New claims for U.S. unemployment insurance fell more than expected last week and several top U.S. retail chains reported June same-store sales that topped estimates, supporting demand for stocks and other higher-risk assets. For details, see [ID:nN08209499]
A jump in Australian employment in June drove the Australian dollar up more than 1 percent on the day against the dollar and up nearly 2 percent against the yen. [ID:nSGE66702T]
Clarity on European bank stress tests helped financial stocks as investors saw criteria for the checks were no more onerous than markets expected. [ID:nLDE6670LN].
"The euro continued to be supported by the overall elevated level of risk appetite," said Omer Esiner, a chief market analyst at Commonwealth Foreign Exchange in Washington. "That got a little bit of a boost from this morning's positive initial jobless claims data."
The Australian dollar and other so-called commodity currencies, such as the Canadian dollar, as well as the euro are often seen as a gauge for investors' demand for riskier assets.
The euro EUR= climbed as high as $1.2700, its highest level since mid-May, according to Reuters data. It was last up 0.4 percent at $1.2691, still within striking distance of the session high.
The European Central Bank earlier kept interest rates at a record low 1.0 percent at its monthly meeting.

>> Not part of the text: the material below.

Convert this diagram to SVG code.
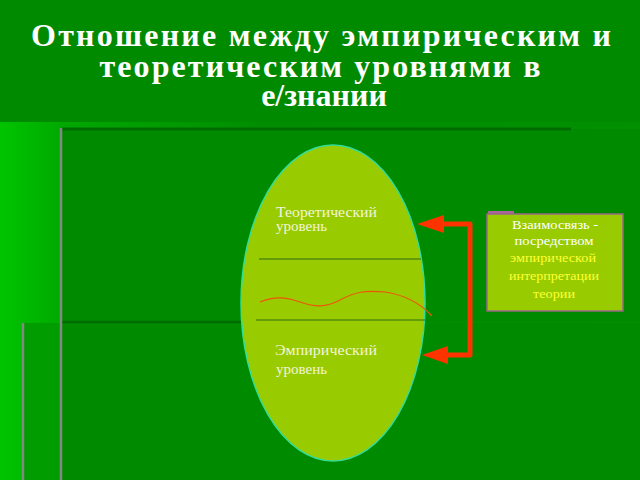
<svg xmlns="http://www.w3.org/2000/svg" width="640" height="480" viewBox="0 0 640 480">
<defs>
<linearGradient id="bg" x1="0" y1="0" x2="1" y2="0">
<stop offset="0" stop-color="#00c400"/>
<stop offset="0.1" stop-color="#00a800"/>
<stop offset="0.4" stop-color="#008e00"/>
<stop offset="1" stop-color="#009000"/>
</linearGradient>
<style>
.title{font-weight:bold;font-size:32px;fill:#ffffff;text-anchor:middle}
.lvl{font-size:15px;fill:#f4f4dc}
.box{font-size:12.5px;text-anchor:middle}
.edge{stroke:#808a80;stroke-width:2.5}
.arrow{fill:none;stroke:#ff3300;stroke-width:5;stroke-linejoin:round}
</style>
</defs>
<rect width="640" height="480" fill="url(#bg)"/>
<rect x="0" y="0" width="640" height="122" fill="#008a00"/>
<g id="panels">
<rect x="61" y="129" width="579" height="193" fill="#008a00"/>
<rect x="23" y="323" width="617" height="157" fill="#009c00"/>
<rect x="61" y="323" width="579" height="157" fill="#008a00"/>
<line x1="61" y1="129" x2="571" y2="129" stroke="#006c00" stroke-width="3"/>
<line x1="61" y1="322" x2="255" y2="322" stroke="#006c00" stroke-width="2.5"/>
<line class="edge" x1="61" y1="128" x2="61" y2="480"/>
<line class="edge" x1="23" y1="323" x2="23" y2="480"/>
</g>
<g id="title" font-family="Liberation Serif, Times New Roman, serif">
<text class="title" x="321" y="46" textLength="580" lengthAdjust="spacing">Отношение между эмпирическим и</text>
<text class="title" x="320" y="77" textLength="441" lengthAdjust="spacing">теоретическим уровнями в</text>
<text class="title" x="324" y="106">е/знании</text>
</g>
<g id="ellipse-node">
<ellipse cx="333" cy="303" rx="92" ry="158" fill="#99cc00" stroke="#33dd99" stroke-width="1.5"/>
<line x1="259" y1="259" x2="421" y2="259" stroke="#2f6d10" stroke-width="1.2"/>
<line x1="256" y1="320" x2="425" y2="320" stroke="#2f6d10" stroke-width="1.2"/>
<path d="M260,302 C275,296 285,297 300,302 C315,307 325,308 340,300 C355,292 365,290 385,292 C405,295 420,303 432,316" fill="none" stroke="#ee5500" stroke-width="1.2"/>
</g>
<g id="theory" font-family="Liberation Serif, Times New Roman, serif">
<text class="lvl" x="276" y="217" textLength="101" lengthAdjust="spacingAndGlyphs">Теоретический</text>
<text class="lvl" x="276" y="231">уровень</text>
</g>
<g id="empiric" font-family="Liberation Serif, Times New Roman, serif">
<text class="lvl" x="275" y="355" textLength="102" lengthAdjust="spacingAndGlyphs">Эмпирический</text>
<text class="lvl" x="276" y="374">уровень</text>
</g>
<g id="connectors">
<path class="arrow" d="M444,224 L470,224 L470,355 L446,355"/>
<polygon points="417,224 444,215 444,233" fill="#ff3300"/>
<polygon points="422,355 448,346 448,364" fill="#ff3300"/>
</g>
<g id="relation-box" font-family="Liberation Serif, Times New Roman, serif">
<rect x="488" y="211" width="26" height="4" fill="#aa6699"/>
<rect x="487" y="214" width="136" height="97" fill="#99cc00" stroke="#996688" stroke-width="1.5"/>
<text class="box" x="555" y="229" fill="#ffffff" textLength="86" lengthAdjust="spacingAndGlyphs">Взаимосвязь -</text>
<text class="box" x="554" y="245" fill="#ffffff" textLength="79" lengthAdjust="spacingAndGlyphs">посредством</text>
<text class="box" x="553" y="262" fill="#ffff33" textLength="86" lengthAdjust="spacingAndGlyphs">эмпирической</text>
<text class="box" x="554" y="280" fill="#ffff33" textLength="90" lengthAdjust="spacingAndGlyphs">интерпретации</text>
<text class="box" x="554" y="298" fill="#ffff33" textLength="42" lengthAdjust="spacingAndGlyphs">теории</text>
</g>
</svg>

ECB President Jean-Claude Trichet said at a press conference the economic recovery in the euro area continued in the first half of 2010. Looking ahead, he expected the euro area economy to grow "at a moderate and still uneven pace in an environment of high uncertainty."
Trichet offered few details on whether the upcoming stress tests will effectively gauge the health of European banks. He reiterated his calls for full transparency of the results and said complete disclosure would boost confidence among investors. Details on the tests will be disclosed later this month. [ID:nECBNEWS]
Further declines in the U.S. dollar are likely, according to the International Monetary Fund. The greenback will depreciate in value "moderately" over the next five years, the IMF predicted on Thursday. [ID:nWEN6756]
The Australian dollar was 2.1 percent higher versus the yen at 77.43 yen AUDJPY=R, on data showing Australia created 45,900 jobs in June, well above forecasts for 17,500. It rose 1.3 percent on the day against the dollar to $0.8756 AUD=.
The yen was one of the day's biggest losers as gains in European and U.S. stocks prompted investors to shed long positions in the low-yielding currency.
The dollar rose 0.7 percent to 88.36 yen JPY=, while the euro rose 1.2 percent against the Japanese currency to 112.14 EURJPY=.
Sterling GBP= slipped 0.2 percent to $1.5158, pulling away from a two-month high of $1.5241 after an early rally triggered an unwinding of some long positions.